Вот, Тициан показывает эту арену истории. Все залито кровью. Эти люди как воплощения кровавого кошмара, как образ преступности. И за исключением Орсини, который чист и невинен, он пал жертвой неких интриг, эта пара просто достойна друг друга. Этот Оттавио, который шел через трупы к кардинальской мантии, потом хотел стать папой. Но бесполезно говорить, что кардиналом-то стал вместо своего брата, но до папы ему было далеко.
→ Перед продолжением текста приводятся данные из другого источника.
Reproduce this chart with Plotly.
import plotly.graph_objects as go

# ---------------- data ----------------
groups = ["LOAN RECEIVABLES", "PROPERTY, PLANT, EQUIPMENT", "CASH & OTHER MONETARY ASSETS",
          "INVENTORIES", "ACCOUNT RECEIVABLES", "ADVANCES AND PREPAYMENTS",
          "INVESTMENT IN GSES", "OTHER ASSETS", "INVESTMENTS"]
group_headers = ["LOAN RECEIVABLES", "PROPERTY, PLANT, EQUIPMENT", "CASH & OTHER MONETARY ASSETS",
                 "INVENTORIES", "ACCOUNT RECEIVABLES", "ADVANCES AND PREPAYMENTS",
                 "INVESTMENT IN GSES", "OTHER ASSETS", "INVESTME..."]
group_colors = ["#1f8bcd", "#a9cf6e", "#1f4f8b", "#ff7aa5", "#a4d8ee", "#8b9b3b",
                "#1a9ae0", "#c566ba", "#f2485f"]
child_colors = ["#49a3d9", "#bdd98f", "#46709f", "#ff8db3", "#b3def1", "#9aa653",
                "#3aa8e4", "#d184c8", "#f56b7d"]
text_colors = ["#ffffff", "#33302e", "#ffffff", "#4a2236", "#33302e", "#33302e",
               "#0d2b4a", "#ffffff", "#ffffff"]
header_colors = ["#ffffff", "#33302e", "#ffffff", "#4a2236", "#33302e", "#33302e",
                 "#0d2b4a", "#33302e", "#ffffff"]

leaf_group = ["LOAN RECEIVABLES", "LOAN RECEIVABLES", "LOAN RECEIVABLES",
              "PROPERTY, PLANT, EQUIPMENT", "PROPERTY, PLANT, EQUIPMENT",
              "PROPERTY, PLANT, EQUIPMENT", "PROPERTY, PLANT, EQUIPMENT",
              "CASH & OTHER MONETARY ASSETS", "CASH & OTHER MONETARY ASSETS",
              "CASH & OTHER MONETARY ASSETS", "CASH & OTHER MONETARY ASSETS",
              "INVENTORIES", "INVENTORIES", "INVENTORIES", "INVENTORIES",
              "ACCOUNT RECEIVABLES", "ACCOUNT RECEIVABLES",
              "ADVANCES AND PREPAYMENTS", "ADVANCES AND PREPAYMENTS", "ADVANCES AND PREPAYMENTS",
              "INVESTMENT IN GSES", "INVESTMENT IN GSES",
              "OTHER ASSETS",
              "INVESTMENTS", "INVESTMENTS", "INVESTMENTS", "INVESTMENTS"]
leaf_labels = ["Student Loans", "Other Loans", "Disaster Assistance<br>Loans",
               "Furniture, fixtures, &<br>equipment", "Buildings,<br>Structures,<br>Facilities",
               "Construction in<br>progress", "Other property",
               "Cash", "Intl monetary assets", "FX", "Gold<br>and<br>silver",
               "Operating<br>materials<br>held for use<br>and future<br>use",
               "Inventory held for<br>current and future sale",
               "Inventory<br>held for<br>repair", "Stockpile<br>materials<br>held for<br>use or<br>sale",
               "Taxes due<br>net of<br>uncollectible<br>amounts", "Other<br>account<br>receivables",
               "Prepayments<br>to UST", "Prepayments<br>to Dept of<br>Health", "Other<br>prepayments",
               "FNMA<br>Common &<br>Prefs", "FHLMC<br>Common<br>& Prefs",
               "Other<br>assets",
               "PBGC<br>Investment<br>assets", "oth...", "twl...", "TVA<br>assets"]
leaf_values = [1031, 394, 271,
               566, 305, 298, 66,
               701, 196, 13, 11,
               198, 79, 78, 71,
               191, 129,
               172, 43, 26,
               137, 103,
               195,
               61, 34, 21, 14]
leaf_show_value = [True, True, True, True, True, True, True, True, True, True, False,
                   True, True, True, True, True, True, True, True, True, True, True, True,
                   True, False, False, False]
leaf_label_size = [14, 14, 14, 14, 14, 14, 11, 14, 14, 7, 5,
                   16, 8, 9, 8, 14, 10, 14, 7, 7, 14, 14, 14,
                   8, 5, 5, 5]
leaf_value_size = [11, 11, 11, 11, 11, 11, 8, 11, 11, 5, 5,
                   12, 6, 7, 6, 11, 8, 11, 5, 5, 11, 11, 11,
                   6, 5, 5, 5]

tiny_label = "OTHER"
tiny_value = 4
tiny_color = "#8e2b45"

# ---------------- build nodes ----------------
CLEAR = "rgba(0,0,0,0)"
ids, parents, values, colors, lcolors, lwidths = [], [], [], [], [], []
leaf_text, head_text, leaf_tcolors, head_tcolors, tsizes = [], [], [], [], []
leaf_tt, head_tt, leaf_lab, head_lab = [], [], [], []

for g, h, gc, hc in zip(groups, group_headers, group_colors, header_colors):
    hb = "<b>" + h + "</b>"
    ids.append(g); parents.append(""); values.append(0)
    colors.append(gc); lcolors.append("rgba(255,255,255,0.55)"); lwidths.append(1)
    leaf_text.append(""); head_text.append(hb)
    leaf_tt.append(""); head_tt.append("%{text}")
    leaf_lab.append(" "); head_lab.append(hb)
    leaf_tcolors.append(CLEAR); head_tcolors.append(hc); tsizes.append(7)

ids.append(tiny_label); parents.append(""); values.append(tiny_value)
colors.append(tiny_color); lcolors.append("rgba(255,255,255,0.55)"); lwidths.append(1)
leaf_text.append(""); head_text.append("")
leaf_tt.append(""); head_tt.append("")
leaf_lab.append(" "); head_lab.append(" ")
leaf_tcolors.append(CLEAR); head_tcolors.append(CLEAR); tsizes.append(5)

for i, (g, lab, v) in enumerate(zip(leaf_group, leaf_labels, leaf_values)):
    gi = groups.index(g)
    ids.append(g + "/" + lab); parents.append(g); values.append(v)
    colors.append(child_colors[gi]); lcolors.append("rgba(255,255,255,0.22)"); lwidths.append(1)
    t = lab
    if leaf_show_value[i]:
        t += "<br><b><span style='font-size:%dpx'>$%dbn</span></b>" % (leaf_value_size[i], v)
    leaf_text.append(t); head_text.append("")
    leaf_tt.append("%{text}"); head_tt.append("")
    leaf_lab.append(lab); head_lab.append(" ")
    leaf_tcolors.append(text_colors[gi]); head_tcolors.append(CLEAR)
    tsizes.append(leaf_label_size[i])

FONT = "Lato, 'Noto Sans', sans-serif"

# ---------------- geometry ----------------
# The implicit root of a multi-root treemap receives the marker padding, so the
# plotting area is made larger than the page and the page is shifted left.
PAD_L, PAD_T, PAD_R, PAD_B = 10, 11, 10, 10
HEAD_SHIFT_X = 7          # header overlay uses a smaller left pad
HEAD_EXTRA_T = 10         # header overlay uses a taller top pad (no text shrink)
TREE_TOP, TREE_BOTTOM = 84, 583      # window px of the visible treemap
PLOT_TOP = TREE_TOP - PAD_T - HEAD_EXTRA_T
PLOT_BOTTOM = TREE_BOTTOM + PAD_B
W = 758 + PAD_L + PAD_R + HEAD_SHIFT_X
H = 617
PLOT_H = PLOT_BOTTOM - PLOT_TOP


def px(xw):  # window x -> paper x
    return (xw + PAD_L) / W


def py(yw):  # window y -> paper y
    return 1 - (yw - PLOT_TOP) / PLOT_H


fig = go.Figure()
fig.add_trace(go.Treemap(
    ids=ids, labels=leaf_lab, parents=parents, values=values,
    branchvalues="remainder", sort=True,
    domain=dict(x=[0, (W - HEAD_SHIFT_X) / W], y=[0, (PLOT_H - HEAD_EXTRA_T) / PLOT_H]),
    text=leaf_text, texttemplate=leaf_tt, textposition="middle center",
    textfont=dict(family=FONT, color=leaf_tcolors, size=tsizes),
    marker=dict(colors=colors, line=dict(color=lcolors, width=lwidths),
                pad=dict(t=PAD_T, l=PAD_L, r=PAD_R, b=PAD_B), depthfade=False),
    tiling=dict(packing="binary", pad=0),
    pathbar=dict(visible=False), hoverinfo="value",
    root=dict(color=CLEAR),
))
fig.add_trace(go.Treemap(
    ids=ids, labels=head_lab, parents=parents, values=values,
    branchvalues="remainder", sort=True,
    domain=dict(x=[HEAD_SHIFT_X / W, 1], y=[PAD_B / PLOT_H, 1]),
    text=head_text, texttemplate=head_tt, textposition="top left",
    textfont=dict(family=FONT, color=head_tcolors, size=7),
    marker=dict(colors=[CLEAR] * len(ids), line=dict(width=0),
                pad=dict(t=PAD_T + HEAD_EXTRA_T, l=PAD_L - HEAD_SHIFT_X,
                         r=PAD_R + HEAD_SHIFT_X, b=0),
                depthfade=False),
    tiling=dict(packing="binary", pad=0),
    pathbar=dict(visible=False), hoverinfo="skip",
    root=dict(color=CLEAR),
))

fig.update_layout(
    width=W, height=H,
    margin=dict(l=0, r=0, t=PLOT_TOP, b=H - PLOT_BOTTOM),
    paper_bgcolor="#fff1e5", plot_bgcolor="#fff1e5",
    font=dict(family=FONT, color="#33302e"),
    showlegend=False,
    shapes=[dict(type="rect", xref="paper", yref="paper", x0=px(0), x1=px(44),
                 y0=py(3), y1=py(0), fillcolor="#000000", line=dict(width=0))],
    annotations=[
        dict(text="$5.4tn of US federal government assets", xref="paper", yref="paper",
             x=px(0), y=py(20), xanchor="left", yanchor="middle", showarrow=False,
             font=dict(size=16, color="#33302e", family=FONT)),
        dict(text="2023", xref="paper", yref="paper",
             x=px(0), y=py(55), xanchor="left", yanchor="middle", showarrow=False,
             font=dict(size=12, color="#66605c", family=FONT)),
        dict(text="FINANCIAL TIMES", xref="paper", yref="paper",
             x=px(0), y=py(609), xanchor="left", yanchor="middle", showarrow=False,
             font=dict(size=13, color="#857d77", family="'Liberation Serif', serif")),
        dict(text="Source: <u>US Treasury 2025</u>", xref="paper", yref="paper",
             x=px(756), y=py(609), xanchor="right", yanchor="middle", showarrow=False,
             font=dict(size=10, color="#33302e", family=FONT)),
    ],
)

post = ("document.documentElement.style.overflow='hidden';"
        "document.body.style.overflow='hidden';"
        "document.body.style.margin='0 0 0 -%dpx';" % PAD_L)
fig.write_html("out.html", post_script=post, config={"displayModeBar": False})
Тициан писал эту картину, когда все эти люди стояли на своих местах перед ним. Он был приглашен для написания этой картины. Нужно сказать, что Павел III ездил к нему позировать, потому что Тициан не выезжал, к нему ездили. Но для него, видимо, очевидна была не только судьба этих людей в настоящем и будущем, но и тот принцип, по которому они сами живут, и среда, в которой они существуют. Это историческая картина, потому что здесь есть определенная линия, прослеженная диалектика, которая ведет к такому концу. Тициан ее понял. О том, что он понял, свидетельствуют его картины последних лет. Это, конечно, его «Апполон и Марсий», где он изображает себя, свой автопортрет в виде судьи Марсия, это «Святой Себастьян» – вещи, которые дышат подлинной трагедией, подлинным пониманием и ощущением конца, точным знанием о нем. И внутренним протестом, который живет в Тициане, величайшем живописце и мудреце, художнике, который был более чем философ, он был великим художником-провидцем. В него включался процесс творческого сознания, не только интеллектуально-философская система школы, система личной одаренности. В него включалась еще одна система, система гениальнейшей художественной интуиции, которая свойственна лишь только гениям. Вот так же, как нашему Пушкину, который наперед знал многие вещи. Это был уровень, на который каждый художник подняться не мог.
Ангел Рафаэля
О Рафаэле очень трудно говорить потому, что мы можем только повторять, с различными комментариями, эти строки Пушкина. И, что бы мы ни смотрели, что бы мы ни говорили, мы просто будем комментировать, перепевать эти слова и все.
Обратимся к картине Рафаэля «Мадонна делла седия», или «Мадонна в кресле», что хранится в галерее Питти. В этой картине, в этом образе Марии, младенце и Иоанне Крестителе есть какая-то сложная составляющая, какой-то очень важный эмоциональный момент. На этой картине вы видите Мадонну, сидящую в кресле. Посмотрите, как она прижимает к себе своего младенца. Не нежно, а с каким-то неистовством, словно она охраняет его от чего-то. И посмотрите, как пристально она глядит на нас. И младенец, который так прижался к своей матери. А посмотрите, каким толстым и перекормленным делает художник младенца. Он показывает этим всю любовь матери, что вложена в этого ребенка. И рядом Иоанн Креститель. В исследованиях, посвященных Рафаэлю, есть такое предположение, что последняя датировка этой картины 1515–1516 годы. А 1517 год – это год Сикстинской мадонны. Причем некоторые исследователи полагают, что «Мадонна делла седия» и то, как слишком сильно мать обнимает этого младенца, то, как она оберегает его от кого-то, то внутреннее напряжение этой необыкновенной женственности, можно даже сказать, цветущей женственности, что мы видим на картине, есть первый звонок тревоги, предчувствие того, что потом взорвется в трагедии Сикстинской мадонны.